§ Problem statement
Nothing after the line with "(fuenf-txt) at (155,-885)" belongs in the copy; extract the lines below from the top through that line, pictures left out.

* begin *

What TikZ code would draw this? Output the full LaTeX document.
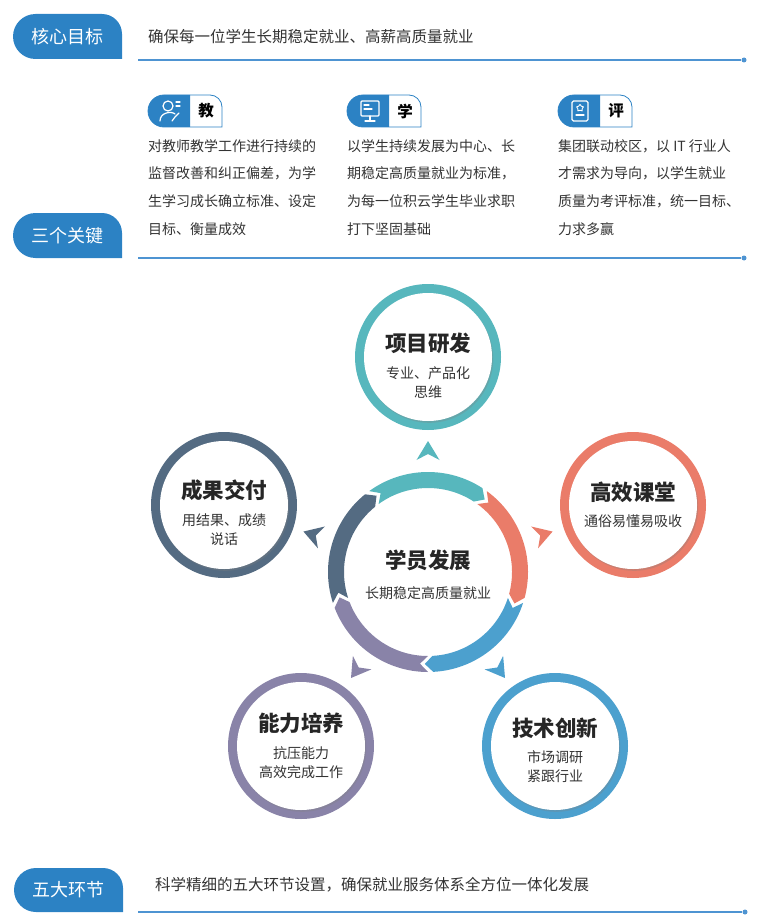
\documentclass[tikz,border=0pt]{standalone}
\usepackage{fontspec}
\setmainfont{Noto Sans CJK SC}
\usetikzlibrary{shapes.geometric,shadows}
\definecolor{tabblau}{HTML}{2C82C4}
\definecolor{linie}{HTML}{4E94D2}
\definecolor{tuerkis}{HTML}{57B7BD}
\definecolor{koralle}{HTML}{EA7C69}
\definecolor{hblau}{HTML}{4CA0CE}
\definecolor{lila}{HTML}{8983A8}
\definecolor{schiefer}{HTML}{546B82}
\definecolor{textgrau}{HTML}{333333}
\begin{document}
\begin{tikzpicture}[x=1pt, y=1pt,
  tab/.style={text=white, font=\fontsize{18}{18}\selectfont},
  zeile/.style={anchor=west, text=textgrau, inner sep=0, font=\fontsize{15.5}{15.5}\selectfont},
  spalte/.style={anchor=north west, align=left, text=textgrau, inner sep=0, font=\fontsize{14}{27.7}\selectfont},
  zeichen/.style={text=black, font=\bfseries\fontsize{15.5}{15.5}\selectfont},
  icon/.style={white, line width=1.2, line cap=round},
  ring/.style={circle, minimum size=146, inner sep=0},
  innen/.style={circle, fill=white, minimum size=128, inner sep=0,
    drop shadow={shadow xshift=1.2pt, shadow yshift=-1.8pt, opacity=0.3}},
  titel/.style={text=black!85, font=\bfseries\fontsize{21.5}{21.5}\selectfont},
  unter/.style={align=center, text=textgrau, font=\fontsize{14}{19}\selectfont},
  punkt/.style={circle, fill=linie, inner sep=0, minimum size=5},
  linienstil/.style={linie, line width=1.3}]

\useasboundingbox (0,0) rectangle (779,-923);

% Reiter links
\fill[tabblau] (122,-59) -- (35.5,-59) arc[start angle=270, end angle=90, radius=22.5] -- (102,-14) arc[start angle=90, end angle=0, radius=20] -- cycle;
\node[tab] (ziel) at (67,-37) {核心目标};
\fill[tabblau] (122,-258) -- (35.5,-258) arc[start angle=270, end angle=90, radius=22.5] -- (102,-213) arc[start angle=90, end angle=0, radius=20] -- cycle;
\node[tab] (kern) at (67,-236) {三个关键};
\fill[tabblau] (123,-912) -- (36,-912) arc[start angle=270, end angle=90, radius=22] -- (103,-868) arc[start angle=90, end angle=0, radius=20] -- cycle;
\node[tab] (fuenf) at (68,-890) {五大环节};

% Texte neben den Reitern
\node[zeile] (ziel-txt) at (148,-37) {确保每一位学生长期稳定就业、高薪高质量就业};
\node[zeile] (fuenf-txt) at (155,-885) {科学精细的五大环节设置，确保就业服务体系全方位一体化发展};

% Linien mit Punkt
\coordinate (l1) at (138,-60);
\node[punkt] (p1) at (744,-60) {};
\draw[linienstil] (l1) -- (p1);
\coordinate (l2) at (138,-258);
\node[punkt] (p2) at (744,-258) {};
\draw[linienstil] (l2) -- (p2);
\coordinate (l3) at (138,-912);
\node[punkt] (p3) at (745,-912) {};
\draw[linienstil] (l3) -- (p3);

% kleine Reiter: jiao
\draw[tabblau, line width=0.8, fill=white] (164,-95) -- (210,-95) arc[start angle=90, end angle=0, radius=12] -- (222,-127) -- (164,-127) arc[start angle=270, end angle=90, radius=16] -- cycle;
\fill[tabblau] (190,-95) -- (164,-95) arc[start angle=90, end angle=270, radius=16] -- (190,-127) -- cycle;
\draw[icon] (168,-106) circle (5);
\draw[icon] (160,-121) .. controls (160,-112) and (172,-111) .. (175,-114);
\draw[icon] (176,-102) -- (180,-102);
\draw[icon] (176,-106) -- (180,-106);
\draw[icon] (172,-121) -- (175,-117) -- (179,-113);
\node[zeichen] (jiao) at (206,-111) {教};

% xue
\draw[tabblau, line width=0.8, fill=white] (363,-95) -- (409,-95) arc[start angle=90, end angle=0, radius=12] -- (421,-127) -- (363,-127) arc[start angle=270, end angle=90, radius=16] -- cycle;
\fill[tabblau] (389,-95) -- (363,-95) arc[start angle=90, end angle=270, radius=16] -- (389,-127) -- cycle;
\draw[icon, rounded corners=1] (361,-101) rectangle (379,-116);
\draw[icon] (370,-116) -- (370,-121);
\draw[icon] (365,-121) -- (375,-121);
\draw[icon] (364,-105) -- (369,-105);
\draw[icon] (364,-109) -- (372,-109);
\node[zeichen] (xue) at (405,-111) {学};

% ping
\draw[tabblau, line width=0.8, fill=white] (574,-95) -- (620,-95) arc[start angle=90, end angle=0, radius=12] -- (632,-127) -- (574,-127) arc[start angle=270, end angle=90, radius=16] -- cycle;
\fill[tabblau] (600,-95) -- (574,-95) arc[start angle=90, end angle=270, radius=16] -- (600,-127) -- cycle;
\draw[icon, rounded corners=1.5] (572,-101) rectangle (588,-121);
\node[star, star points=5, draw=white, line width=0.9, minimum size=7, inner sep=0] (stern) at (580,-108) {};
\draw[icon] (576,-115) -- (584,-115);
\node[zeichen] (ping) at (616,-111) {评};

% Spaltentexte
\node[spalte] (jiao-txt) at (148,-139) {对教师教学工作进行持续的\\监督改善和纠正偏差，为学\\生学习成长确立标准、设定\\目标、衡量成效};
\node[spalte] (xue-txt) at (347,-139) {以学生持续发展为中心、长\\期稳定高质量就业为标准，\\为每一位积云学生毕业求职\\打下坚固基础};
\node[spalte] (ping-txt) at (558,-139) {集团联动校区，以 IT 行业人\\才需求为导向，以学生就业\\质量为考评标准，统一目标、\\力求多赢};

% Ring in der Mitte
\begin{scope}[shift={(428,-572)}]
\fill[tuerkis] (126:100) arc[start angle=126, end angle=57, radius=100] -- (52:92) -- (57:84) arc[start angle=57, end angle=126, radius=84] -- (121:92) -- cycle;
\fill[koralle] (54:100) arc[start angle=54, end angle=-15, radius=100] -- (-20:92) -- (-15:84) arc[start angle=-15, end angle=54, radius=84] -- (49:92) -- cycle;
\fill[hblau] (-18:100) arc[start angle=-18, end angle=-87, radius=100] -- (-92:92) -- (-87:84) arc[start angle=-87, end angle=-18, radius=84] -- (-23:92) -- cycle;
\fill[lila] (-90:100) arc[start angle=-90, end angle=-159, radius=100] -- (-164:92) -- (-159:84) arc[start angle=-159, end angle=-90, radius=84] -- (-95:92) -- cycle;
\fill[schiefer] (-162:100) arc[start angle=-162, end angle=-231, radius=100] -- (-236:92) -- (-231:84) arc[start angle=-231, end angle=-162, radius=84] -- (-167:92) -- cycle;

% Pfeilspitzen nach aussen
\fill[tuerkis, rotate=90] (131,0) -- (112,11.5) -- (118,0) -- (112,-11.5) -- cycle;
\fill[koralle, rotate=18] (131,0) -- (112,11.5) -- (118,0) -- (112,-11.5) -- cycle;
\fill[hblau, rotate=-54] (131,0) -- (112,11.5) -- (118,0) -- (112,-11.5) -- cycle;
\fill[lila, rotate=-126] (131,0) -- (112,11.5) -- (118,0) -- (112,-11.5) -- cycle;
\fill[schiefer, rotate=162] (131,0) -- (112,11.5) -- (118,0) -- (112,-11.5) -- cycle;
\end{scope}

\node[titel] (mitte) at (428,-560) {学员发展};
\node[unter] (mitte-u) at (428,-593) {长期稳定高质量就业};

% fuenf Kreise
\node[ring, fill=tuerkis] (proj) at (428,-357) {};
\node[innen] (proj-i) at (proj) {};
\node[titel] (proj-t) at (428,-343) {项目研发};
\node[unter] (proj-u) at (428,-382.5) {专业、产品化\\思维};

\node[ring, fill=koralle] (klasse) at (633,-505) {};
\node[innen] (klasse-i) at (klasse) {};
\node[titel] (klasse-t) at (633,-492) {高效课堂};
\node[unter] (klasse-u) at (633,-521) {通俗易懂易吸收};

\node[ring, fill=hblau] (tech) at (555,-746) {};
\node[innen] (tech-i) at (tech) {};
\node[titel] (tech-t) at (555,-728) {技术创新};
\node[unter] (tech-u) at (555,-766.5) {市场调研\\紧跟行业};

\node[ring, fill=lila] (kraft) at (301,-746) {};
\node[innen] (kraft-i) at (kraft) {};
\node[titel] (kraft-t) at (301,-723) {能力培养};
\node[unter] (kraft-u) at (301,-763) {抗压能力\\高效完成工作};

\node[ring, fill=schiefer] (ergeb) at (224,-505) {};
\node[innen] (ergeb-i) at (ergeb) {};
\node[titel] (ergeb-t) at (224,-490) {成果交付};
\node[unter] (ergeb-u) at (224,-530) {用结果、成绩\\说话};

\end{tikzpicture}
\end{document}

* end *

§ Reply to the exercise
What TikZ code would draw this? Output the full LaTeX document.
\documentclass[tikz,border=0pt]{standalone}
\usepackage{fontspec}
\setmainfont{Noto Sans CJK SC}
\usetikzlibrary{shapes.geometric,shadows}
\definecolor{tabblau}{HTML}{2C82C4}
\definecolor{linie}{HTML}{4E94D2}
\definecolor{tuerkis}{HTML}{57B7BD}
\definecolor{koralle}{HTML}{EA7C69}
\definecolor{hblau}{HTML}{4CA0CE}
\definecolor{lila}{HTML}{8983A8}
\definecolor{schiefer}{HTML}{546B82}
\definecolor{textgrau}{HTML}{333333}
\begin{document}
\begin{tikzpicture}[x=1pt, y=1pt,
  tab/.style={text=white, font=\fontsize{18}{18}\selectfont},
  zeile/.style={anchor=west, text=textgrau, inner sep=0, font=\fontsize{15.5}{15.5}\selectfont},
  spalte/.style={anchor=north west, align=left, text=textgrau, inner sep=0, font=\fontsize{14}{27.7}\selectfont},
  zeichen/.style={text=black, font=\bfseries\fontsize{15.5}{15.5}\selectfont},
  icon/.style={white, line width=1.2, line cap=round},
  ring/.style={circle, minimum size=146, inner sep=0},
  innen/.style={circle, fill=white, minimum size=128, inner sep=0,
    drop shadow={shadow xshift=1.2pt, shadow yshift=-1.8pt, opacity=0.3}},
  titel/.style={text=black!85, font=\bfseries\fontsize{21.5}{21.5}\selectfont},
  unter/.style={align=center, text=textgrau, font=\fontsize{14}{19}\selectfont},
  punkt/.style={circle, fill=linie, inner sep=0, minimum size=5},
  linienstil/.style={linie, line width=1.3}]

\useasboundingbox (0,0) rectangle (779,-923);

% Reiter links
\fill[tabblau] (122,-59) -- (35.5,-59) arc[start angle=270, end angle=90, radius=22.5] -- (102,-14) arc[start angle=90, end angle=0, radius=20] -- cycle;
\node[tab] (ziel) at (67,-37) {核心目标};
\fill[tabblau] (122,-258) -- (35.5,-258) arc[start angle=270, end angle=90, radius=22.5] -- (102,-213) arc[start angle=90, end angle=0, radius=20] -- cycle;
\node[tab] (kern) at (67,-236) {三个关键};
\fill[tabblau] (123,-912) -- (36,-912) arc[start angle=270, end angle=90, radius=22] -- (103,-868) arc[start angle=90, end angle=0, radius=20] -- cycle;
\node[tab] (fuenf) at (68,-890) {五大环节};

% Texte neben den Reitern
\node[zeile] (ziel-txt) at (148,-37) {确保每一位学生长期稳定就业、高薪高质量就业};
\node[zeile] (fuenf-txt) at (155,-885) {科学精细的五大环节设置，确保就业服务体系全方位一体化发展};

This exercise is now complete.